Stated exercise | Copy exactly the lines from the beginning of the data down to and including the line holding "const region = [20.5, 25.65];", without any pictures.

Provided material |
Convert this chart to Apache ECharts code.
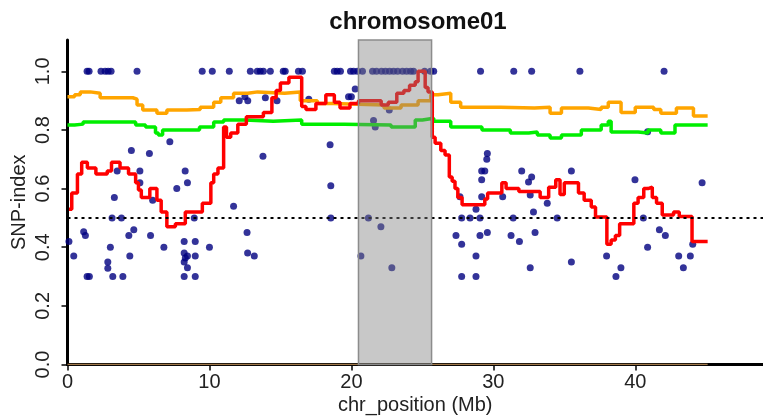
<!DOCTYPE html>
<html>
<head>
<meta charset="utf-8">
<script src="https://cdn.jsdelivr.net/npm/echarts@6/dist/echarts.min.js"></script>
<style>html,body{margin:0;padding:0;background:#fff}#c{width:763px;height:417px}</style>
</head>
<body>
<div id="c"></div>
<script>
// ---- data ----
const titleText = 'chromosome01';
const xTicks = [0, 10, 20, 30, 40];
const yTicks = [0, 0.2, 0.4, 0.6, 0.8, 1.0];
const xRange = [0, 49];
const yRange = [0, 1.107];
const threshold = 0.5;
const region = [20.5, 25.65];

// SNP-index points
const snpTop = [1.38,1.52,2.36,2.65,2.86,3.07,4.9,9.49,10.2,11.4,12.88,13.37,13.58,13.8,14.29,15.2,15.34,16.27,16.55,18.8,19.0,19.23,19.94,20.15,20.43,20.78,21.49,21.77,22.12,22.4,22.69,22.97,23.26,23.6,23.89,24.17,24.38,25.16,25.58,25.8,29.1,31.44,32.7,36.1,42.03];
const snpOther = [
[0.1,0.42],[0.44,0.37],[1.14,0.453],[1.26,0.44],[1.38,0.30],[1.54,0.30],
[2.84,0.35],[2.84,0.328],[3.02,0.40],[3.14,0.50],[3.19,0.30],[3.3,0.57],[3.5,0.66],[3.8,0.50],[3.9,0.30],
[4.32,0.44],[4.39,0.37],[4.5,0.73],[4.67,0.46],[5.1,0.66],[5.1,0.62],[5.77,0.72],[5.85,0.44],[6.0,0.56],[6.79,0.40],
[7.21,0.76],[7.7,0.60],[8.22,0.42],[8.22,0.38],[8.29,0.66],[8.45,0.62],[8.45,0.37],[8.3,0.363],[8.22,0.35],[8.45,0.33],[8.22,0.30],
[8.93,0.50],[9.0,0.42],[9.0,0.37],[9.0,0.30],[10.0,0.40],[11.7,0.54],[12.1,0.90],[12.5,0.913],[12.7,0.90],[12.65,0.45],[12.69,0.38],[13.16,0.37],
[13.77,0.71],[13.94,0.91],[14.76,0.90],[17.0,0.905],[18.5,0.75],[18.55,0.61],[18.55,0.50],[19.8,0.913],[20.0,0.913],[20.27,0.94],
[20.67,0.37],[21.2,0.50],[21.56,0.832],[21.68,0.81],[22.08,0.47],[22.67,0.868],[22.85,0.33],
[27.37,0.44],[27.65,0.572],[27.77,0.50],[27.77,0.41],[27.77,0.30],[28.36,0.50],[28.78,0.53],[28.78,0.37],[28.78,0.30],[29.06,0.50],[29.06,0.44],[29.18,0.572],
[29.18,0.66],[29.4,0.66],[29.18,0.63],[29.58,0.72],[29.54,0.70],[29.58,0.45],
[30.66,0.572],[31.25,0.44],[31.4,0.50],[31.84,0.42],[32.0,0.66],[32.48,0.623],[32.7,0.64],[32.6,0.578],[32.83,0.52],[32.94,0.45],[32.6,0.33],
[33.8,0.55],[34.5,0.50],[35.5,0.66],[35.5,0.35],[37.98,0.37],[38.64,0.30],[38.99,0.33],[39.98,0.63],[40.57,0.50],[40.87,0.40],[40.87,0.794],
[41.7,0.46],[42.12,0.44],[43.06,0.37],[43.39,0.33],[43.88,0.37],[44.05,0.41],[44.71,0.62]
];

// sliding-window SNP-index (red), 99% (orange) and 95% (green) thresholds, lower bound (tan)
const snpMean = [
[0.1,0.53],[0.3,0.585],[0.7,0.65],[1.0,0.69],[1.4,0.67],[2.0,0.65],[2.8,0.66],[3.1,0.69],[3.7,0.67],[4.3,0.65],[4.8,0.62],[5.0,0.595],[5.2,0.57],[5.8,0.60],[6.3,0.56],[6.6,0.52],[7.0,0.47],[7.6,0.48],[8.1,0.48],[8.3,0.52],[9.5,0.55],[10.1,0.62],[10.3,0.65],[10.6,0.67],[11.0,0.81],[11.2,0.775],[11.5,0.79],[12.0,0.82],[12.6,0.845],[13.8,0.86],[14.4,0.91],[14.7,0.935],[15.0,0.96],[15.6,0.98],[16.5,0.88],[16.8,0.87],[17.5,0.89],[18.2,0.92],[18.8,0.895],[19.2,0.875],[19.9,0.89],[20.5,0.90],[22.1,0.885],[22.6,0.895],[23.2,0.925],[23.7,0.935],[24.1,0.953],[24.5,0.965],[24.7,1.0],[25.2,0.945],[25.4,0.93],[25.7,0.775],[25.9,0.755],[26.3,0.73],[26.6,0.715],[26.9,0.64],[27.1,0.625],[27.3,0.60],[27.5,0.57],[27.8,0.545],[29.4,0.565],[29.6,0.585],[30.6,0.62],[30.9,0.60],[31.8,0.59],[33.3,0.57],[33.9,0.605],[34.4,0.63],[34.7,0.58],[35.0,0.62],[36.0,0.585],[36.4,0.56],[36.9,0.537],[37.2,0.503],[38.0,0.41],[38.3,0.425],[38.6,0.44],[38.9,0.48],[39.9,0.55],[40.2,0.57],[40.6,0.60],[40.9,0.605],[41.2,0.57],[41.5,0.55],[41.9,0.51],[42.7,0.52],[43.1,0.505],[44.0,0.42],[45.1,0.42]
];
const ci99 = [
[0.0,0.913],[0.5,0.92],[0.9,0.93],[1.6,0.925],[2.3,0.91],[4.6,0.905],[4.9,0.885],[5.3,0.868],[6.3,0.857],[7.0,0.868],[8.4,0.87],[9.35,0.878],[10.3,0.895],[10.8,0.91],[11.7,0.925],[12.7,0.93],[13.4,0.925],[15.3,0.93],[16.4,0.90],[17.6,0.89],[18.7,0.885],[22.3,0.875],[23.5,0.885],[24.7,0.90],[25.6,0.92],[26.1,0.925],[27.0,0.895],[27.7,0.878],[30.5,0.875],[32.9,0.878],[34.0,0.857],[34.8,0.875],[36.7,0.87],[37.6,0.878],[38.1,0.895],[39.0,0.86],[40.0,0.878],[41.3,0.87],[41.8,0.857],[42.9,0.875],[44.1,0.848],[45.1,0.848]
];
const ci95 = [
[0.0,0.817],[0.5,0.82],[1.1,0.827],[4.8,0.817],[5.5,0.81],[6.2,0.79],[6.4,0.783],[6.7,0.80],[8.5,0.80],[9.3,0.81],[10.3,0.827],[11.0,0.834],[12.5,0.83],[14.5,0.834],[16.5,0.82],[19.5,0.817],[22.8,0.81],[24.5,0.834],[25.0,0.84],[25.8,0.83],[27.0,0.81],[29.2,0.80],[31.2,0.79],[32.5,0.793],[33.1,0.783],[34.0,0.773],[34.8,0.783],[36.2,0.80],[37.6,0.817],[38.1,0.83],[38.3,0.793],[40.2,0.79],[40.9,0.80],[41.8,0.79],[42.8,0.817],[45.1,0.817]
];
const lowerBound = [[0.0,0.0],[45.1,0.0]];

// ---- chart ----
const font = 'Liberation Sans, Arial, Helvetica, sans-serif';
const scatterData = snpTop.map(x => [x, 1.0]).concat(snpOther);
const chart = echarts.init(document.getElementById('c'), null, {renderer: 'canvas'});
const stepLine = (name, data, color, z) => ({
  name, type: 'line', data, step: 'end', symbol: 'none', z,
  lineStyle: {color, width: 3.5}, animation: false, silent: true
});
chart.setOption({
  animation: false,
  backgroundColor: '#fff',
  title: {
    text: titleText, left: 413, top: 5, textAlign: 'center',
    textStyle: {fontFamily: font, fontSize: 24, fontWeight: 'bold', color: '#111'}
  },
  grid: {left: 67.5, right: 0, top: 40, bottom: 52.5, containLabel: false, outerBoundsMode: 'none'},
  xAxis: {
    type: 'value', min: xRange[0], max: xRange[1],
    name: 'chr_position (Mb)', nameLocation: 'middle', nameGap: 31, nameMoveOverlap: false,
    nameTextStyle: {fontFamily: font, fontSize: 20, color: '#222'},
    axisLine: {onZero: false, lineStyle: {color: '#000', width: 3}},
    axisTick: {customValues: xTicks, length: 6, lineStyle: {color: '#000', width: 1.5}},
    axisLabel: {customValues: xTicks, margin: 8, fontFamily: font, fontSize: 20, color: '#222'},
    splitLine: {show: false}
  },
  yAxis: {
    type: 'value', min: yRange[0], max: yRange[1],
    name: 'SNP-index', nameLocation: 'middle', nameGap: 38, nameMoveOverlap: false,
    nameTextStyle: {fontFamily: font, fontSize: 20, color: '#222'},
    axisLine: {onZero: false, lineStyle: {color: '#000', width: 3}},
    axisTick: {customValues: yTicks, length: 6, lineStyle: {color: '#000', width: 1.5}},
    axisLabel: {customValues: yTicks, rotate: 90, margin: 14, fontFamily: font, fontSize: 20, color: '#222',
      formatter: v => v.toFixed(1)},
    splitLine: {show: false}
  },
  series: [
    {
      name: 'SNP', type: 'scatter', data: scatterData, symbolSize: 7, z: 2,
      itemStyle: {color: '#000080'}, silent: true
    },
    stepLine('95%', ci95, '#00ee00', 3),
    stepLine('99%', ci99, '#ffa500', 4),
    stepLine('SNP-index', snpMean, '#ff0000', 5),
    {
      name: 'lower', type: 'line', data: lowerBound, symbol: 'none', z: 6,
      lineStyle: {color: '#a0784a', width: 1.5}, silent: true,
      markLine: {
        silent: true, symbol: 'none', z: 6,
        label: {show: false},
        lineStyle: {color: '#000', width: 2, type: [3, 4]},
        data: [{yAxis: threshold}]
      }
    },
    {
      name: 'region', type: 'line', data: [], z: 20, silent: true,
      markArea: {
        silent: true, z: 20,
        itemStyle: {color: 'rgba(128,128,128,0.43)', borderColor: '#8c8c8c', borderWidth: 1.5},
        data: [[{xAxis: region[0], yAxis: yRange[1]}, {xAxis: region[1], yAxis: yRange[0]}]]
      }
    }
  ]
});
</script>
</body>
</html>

Response for this exercise |
Convert this chart to Apache ECharts code.
<!DOCTYPE html>
<html>
<head>
<meta charset="utf-8">
<script src="https://cdn.jsdelivr.net/npm/echarts@6/dist/echarts.min.js"></script>
<style>html,body{margin:0;padding:0;background:#fff}#c{width:763px;height:417px}</style>
</head>
<body>
<div id="c"></div>
<script>
// ---- data ----
const titleText = 'chromosome01';
const xTicks = [0, 10, 20, 30, 40];
const yTicks = [0, 0.2, 0.4, 0.6, 0.8, 1.0];
const xRange = [0, 49];
const yRange = [0, 1.107];
const threshold = 0.5;
const region = [20.5, 25.65];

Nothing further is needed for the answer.